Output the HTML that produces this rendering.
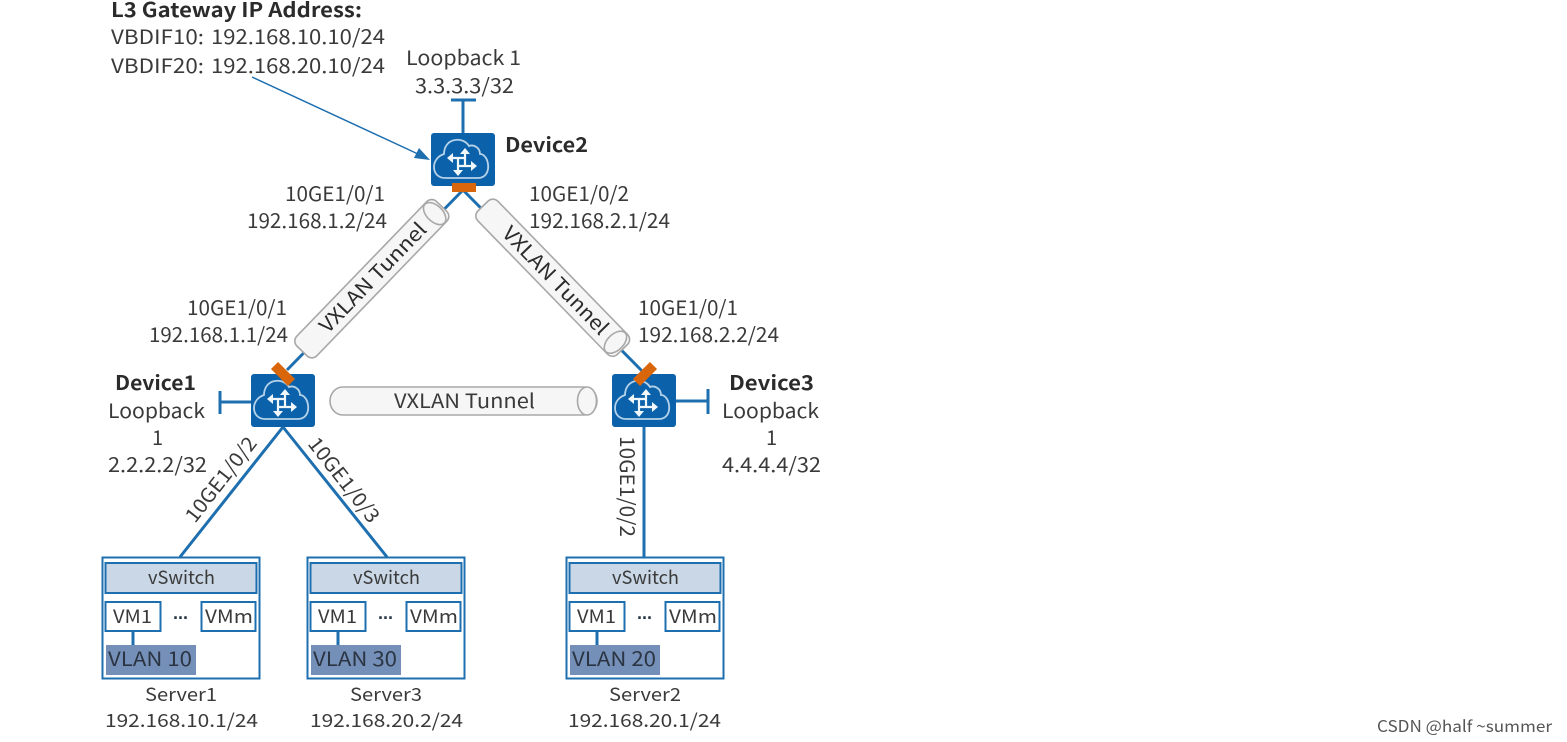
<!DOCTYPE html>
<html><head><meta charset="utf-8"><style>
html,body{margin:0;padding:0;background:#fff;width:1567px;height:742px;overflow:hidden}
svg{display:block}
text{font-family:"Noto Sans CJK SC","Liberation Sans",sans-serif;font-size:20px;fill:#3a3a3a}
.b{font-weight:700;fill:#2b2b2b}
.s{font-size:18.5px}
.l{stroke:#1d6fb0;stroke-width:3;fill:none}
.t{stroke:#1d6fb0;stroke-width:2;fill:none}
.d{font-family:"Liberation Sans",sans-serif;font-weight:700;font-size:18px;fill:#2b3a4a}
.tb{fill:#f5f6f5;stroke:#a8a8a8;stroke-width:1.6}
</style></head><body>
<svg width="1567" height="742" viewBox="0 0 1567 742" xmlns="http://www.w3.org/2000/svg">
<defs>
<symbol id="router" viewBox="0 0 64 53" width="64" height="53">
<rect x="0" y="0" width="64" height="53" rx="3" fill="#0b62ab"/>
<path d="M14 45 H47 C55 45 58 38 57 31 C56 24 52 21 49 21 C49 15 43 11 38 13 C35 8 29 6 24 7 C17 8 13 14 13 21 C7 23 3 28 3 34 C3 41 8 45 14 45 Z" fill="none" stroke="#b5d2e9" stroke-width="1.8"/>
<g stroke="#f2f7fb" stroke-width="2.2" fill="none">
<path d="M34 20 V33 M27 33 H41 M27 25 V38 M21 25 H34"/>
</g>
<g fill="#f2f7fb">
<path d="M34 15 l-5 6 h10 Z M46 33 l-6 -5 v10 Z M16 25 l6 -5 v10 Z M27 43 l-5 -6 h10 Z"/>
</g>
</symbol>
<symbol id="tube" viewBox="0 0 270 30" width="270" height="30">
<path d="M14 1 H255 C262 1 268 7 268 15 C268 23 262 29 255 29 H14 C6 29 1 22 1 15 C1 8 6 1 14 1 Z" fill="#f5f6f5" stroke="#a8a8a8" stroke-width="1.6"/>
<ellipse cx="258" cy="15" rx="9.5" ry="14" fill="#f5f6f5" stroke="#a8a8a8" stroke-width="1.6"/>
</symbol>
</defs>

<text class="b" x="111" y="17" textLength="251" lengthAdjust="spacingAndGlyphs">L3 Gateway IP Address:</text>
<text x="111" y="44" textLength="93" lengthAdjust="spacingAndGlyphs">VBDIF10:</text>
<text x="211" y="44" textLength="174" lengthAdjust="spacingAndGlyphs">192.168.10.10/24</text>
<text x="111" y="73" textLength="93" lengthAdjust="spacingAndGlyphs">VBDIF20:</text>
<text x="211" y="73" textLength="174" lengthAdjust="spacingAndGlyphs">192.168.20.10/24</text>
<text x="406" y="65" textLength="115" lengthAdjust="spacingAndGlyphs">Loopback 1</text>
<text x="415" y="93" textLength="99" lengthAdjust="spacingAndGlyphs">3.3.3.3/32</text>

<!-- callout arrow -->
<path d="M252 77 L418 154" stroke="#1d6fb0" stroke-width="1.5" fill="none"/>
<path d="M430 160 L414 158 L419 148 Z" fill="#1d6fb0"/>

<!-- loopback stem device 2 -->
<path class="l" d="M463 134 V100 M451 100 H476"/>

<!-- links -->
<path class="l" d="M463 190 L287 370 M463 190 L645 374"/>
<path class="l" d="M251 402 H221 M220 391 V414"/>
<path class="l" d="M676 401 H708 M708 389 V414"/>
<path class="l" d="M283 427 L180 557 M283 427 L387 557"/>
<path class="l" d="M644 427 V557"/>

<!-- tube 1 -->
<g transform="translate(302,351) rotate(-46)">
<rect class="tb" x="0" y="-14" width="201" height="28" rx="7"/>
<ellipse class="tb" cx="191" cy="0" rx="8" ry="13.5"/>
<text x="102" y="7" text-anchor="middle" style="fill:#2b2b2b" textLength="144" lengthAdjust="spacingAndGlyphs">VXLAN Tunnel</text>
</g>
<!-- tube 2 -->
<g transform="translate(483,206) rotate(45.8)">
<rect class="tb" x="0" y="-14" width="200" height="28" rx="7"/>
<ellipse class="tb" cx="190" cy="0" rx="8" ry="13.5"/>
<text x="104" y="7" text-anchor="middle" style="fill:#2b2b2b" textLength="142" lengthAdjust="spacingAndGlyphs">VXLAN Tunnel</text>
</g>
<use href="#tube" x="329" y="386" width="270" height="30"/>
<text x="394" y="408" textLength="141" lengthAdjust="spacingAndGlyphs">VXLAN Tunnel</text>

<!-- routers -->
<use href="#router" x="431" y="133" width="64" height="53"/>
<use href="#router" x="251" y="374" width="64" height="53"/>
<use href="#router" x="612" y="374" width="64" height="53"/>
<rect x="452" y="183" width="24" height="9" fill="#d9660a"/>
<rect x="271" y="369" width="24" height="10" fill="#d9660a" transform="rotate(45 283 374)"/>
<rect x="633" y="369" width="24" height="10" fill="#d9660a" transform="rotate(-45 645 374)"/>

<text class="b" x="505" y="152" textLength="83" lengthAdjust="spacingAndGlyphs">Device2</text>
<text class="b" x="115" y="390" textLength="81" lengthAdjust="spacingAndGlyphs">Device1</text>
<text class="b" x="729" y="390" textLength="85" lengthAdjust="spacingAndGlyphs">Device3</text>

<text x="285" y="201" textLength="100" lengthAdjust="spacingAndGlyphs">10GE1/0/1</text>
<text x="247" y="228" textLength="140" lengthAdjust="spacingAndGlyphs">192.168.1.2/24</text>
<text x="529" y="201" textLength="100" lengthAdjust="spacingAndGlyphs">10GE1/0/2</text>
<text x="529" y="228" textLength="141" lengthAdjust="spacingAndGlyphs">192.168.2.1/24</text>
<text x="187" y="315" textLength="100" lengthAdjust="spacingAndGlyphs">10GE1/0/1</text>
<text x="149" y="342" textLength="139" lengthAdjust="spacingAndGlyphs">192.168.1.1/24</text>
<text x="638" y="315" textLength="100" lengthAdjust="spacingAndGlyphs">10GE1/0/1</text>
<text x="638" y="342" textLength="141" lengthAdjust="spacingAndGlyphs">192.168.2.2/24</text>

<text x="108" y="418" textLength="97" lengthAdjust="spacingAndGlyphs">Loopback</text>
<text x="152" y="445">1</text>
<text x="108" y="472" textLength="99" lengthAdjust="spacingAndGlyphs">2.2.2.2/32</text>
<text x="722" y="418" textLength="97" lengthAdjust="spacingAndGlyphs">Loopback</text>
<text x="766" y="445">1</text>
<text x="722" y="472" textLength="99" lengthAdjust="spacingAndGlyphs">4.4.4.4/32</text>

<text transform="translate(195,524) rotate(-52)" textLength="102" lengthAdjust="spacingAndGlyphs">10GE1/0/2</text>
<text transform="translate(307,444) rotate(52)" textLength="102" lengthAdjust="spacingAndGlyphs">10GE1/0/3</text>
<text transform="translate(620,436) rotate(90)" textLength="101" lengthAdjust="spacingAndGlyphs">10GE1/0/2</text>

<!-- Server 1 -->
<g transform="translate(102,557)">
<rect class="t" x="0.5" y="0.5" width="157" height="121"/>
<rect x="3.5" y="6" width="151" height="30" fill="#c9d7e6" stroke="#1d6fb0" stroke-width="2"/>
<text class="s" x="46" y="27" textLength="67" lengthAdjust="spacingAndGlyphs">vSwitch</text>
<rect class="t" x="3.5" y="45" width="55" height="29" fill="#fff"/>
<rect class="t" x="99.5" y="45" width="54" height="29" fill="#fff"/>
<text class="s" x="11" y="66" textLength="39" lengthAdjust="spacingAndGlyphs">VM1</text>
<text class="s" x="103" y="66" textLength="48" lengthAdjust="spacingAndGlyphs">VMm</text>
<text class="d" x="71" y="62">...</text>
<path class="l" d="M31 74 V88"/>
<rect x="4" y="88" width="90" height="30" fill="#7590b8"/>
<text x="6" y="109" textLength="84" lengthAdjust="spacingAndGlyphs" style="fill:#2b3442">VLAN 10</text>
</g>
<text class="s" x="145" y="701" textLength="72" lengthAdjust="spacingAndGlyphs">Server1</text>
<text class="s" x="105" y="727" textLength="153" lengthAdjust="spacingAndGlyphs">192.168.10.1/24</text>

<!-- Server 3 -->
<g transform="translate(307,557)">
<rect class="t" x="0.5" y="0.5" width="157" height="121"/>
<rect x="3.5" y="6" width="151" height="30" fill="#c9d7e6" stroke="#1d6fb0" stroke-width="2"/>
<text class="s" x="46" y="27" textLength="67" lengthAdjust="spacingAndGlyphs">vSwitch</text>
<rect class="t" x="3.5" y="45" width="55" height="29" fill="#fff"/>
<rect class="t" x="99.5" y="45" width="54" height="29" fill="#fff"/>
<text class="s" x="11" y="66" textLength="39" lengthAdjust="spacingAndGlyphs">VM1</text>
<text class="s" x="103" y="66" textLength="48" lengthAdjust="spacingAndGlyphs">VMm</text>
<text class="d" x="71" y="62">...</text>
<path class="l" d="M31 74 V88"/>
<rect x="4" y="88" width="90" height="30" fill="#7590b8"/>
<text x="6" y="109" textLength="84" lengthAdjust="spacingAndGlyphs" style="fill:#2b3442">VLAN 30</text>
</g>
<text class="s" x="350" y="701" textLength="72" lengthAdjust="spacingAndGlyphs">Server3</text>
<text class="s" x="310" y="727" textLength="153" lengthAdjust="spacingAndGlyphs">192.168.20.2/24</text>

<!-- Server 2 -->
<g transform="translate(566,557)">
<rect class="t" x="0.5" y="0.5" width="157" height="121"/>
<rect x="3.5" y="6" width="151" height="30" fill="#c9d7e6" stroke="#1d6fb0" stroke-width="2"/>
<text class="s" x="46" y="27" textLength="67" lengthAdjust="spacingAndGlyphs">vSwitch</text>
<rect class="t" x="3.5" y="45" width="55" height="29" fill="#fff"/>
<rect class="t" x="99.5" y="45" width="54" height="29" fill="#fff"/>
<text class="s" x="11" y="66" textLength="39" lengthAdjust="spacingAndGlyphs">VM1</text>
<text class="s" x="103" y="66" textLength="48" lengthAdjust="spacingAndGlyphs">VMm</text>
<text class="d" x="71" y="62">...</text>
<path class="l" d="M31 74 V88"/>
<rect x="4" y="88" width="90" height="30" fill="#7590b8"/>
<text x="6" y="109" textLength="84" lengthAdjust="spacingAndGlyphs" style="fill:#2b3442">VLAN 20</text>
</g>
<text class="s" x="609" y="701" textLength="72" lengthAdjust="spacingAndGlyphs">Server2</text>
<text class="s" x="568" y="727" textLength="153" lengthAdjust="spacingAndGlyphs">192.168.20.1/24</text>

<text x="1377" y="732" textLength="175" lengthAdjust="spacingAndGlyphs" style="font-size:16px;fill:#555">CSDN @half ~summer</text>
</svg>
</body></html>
...
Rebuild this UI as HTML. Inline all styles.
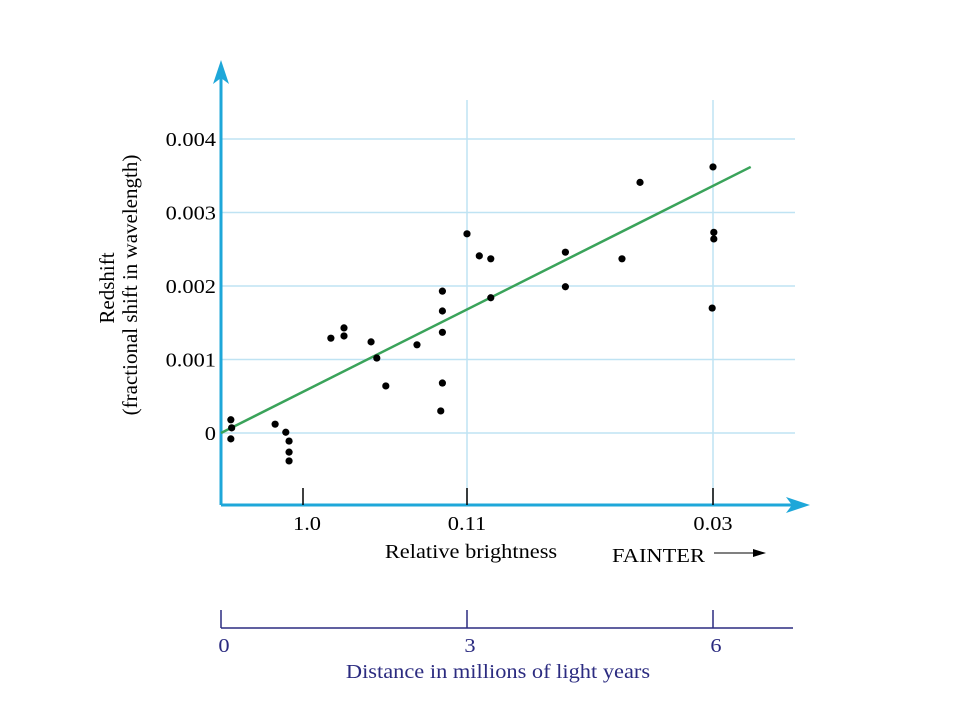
* * *
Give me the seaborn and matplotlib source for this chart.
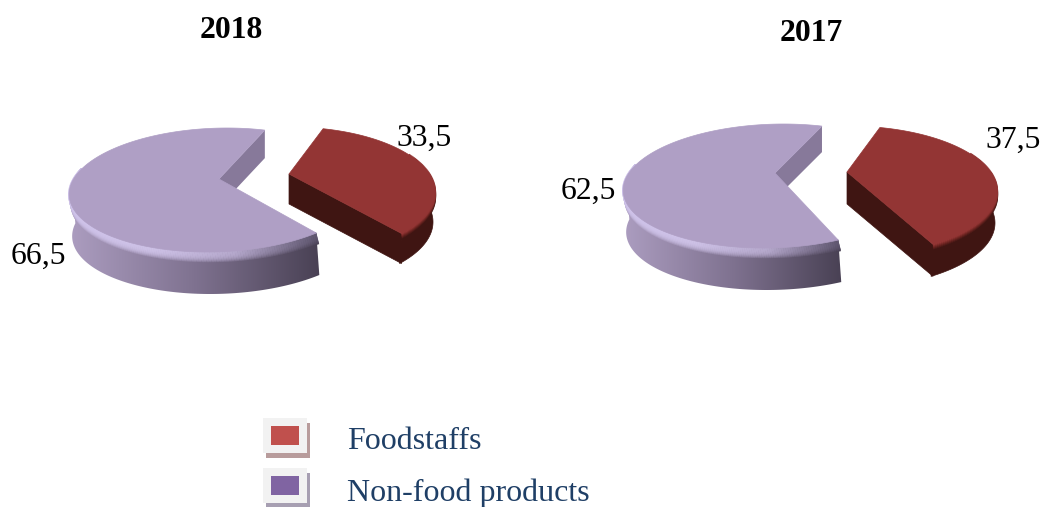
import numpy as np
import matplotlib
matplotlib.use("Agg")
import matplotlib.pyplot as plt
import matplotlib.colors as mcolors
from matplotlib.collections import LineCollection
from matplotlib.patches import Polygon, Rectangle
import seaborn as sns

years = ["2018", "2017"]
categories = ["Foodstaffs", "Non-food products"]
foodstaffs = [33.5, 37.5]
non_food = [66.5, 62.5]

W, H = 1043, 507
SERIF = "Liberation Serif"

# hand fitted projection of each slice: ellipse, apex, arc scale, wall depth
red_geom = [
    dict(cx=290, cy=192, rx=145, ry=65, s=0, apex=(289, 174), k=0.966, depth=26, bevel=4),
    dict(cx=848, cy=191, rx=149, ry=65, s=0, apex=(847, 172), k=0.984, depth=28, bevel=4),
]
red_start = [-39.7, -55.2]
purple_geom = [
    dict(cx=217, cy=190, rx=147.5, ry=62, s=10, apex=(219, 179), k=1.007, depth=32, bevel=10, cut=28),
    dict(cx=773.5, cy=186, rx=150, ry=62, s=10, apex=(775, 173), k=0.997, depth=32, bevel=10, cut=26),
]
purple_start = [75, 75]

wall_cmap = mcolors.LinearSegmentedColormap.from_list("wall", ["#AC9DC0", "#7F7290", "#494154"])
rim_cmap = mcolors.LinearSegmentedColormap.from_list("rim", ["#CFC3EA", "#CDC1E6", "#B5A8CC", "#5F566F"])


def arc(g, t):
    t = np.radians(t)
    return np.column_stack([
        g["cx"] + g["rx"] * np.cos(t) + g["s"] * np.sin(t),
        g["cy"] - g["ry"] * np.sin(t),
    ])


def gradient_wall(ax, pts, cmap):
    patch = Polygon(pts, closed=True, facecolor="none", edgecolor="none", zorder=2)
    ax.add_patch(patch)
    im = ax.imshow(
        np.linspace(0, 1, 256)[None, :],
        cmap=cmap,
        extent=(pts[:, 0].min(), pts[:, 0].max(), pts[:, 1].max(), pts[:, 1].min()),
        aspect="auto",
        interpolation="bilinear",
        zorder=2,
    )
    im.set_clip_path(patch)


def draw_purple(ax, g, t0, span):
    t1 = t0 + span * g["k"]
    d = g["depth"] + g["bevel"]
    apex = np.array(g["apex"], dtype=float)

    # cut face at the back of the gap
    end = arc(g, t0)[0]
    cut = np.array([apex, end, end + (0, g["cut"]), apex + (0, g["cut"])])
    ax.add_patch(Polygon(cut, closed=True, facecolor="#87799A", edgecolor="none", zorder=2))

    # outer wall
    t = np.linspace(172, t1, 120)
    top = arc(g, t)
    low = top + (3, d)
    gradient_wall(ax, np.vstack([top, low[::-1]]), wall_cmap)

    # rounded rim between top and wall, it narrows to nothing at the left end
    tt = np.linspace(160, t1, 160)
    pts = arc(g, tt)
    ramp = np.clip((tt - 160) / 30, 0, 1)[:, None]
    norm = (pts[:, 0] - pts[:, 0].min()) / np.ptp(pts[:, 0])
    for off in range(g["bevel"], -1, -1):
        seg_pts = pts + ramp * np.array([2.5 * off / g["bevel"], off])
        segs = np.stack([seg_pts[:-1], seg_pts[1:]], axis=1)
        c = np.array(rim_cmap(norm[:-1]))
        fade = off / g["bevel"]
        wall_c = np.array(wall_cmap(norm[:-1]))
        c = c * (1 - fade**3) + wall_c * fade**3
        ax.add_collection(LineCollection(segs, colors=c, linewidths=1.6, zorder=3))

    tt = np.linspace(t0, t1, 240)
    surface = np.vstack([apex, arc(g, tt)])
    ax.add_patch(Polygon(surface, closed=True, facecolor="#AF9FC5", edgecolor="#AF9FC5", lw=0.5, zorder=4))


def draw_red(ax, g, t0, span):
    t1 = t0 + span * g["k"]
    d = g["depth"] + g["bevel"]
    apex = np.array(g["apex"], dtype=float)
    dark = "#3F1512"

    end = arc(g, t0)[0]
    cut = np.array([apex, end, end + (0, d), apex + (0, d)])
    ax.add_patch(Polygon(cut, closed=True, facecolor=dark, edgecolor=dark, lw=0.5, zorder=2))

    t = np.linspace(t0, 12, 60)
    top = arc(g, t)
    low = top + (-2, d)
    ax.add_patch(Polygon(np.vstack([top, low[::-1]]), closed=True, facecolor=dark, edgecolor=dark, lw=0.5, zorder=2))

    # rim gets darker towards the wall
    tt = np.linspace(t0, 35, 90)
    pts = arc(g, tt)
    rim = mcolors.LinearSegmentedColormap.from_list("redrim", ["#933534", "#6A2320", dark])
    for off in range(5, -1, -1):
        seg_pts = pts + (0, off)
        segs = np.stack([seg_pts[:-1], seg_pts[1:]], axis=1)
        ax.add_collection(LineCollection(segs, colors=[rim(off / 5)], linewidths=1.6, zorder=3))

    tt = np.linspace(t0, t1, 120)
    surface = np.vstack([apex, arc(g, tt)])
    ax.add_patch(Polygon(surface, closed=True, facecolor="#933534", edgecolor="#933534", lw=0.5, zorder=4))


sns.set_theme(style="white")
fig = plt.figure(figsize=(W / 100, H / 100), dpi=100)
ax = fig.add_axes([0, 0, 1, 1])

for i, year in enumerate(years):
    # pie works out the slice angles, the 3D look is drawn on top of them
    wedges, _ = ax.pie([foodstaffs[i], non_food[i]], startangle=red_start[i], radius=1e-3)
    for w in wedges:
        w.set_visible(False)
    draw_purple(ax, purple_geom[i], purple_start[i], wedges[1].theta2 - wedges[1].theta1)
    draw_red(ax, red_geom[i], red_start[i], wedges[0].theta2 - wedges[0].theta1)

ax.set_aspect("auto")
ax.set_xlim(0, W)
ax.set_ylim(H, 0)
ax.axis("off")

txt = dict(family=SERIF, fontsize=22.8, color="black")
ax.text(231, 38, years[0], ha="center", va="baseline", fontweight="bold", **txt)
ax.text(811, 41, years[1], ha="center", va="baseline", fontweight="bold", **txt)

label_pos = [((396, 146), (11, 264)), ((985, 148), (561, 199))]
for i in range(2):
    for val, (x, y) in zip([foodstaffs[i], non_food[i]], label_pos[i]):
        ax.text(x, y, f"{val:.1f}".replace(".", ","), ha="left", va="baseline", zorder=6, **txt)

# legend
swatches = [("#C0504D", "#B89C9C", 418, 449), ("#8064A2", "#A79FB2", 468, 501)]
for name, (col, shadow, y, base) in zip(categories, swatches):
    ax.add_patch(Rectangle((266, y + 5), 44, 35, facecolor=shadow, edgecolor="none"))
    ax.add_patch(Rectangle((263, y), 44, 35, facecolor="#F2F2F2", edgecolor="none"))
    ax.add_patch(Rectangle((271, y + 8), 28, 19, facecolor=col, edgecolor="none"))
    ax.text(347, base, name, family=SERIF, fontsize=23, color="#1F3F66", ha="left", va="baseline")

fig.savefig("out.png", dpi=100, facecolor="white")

# DESCRIPTION OF THE TASK:
Among the entries above, identify all lines with "seaborn" and copy them.

# FULL ANSWER:
Give me the seaborn and matplotlib source for this chart.
import seaborn as sns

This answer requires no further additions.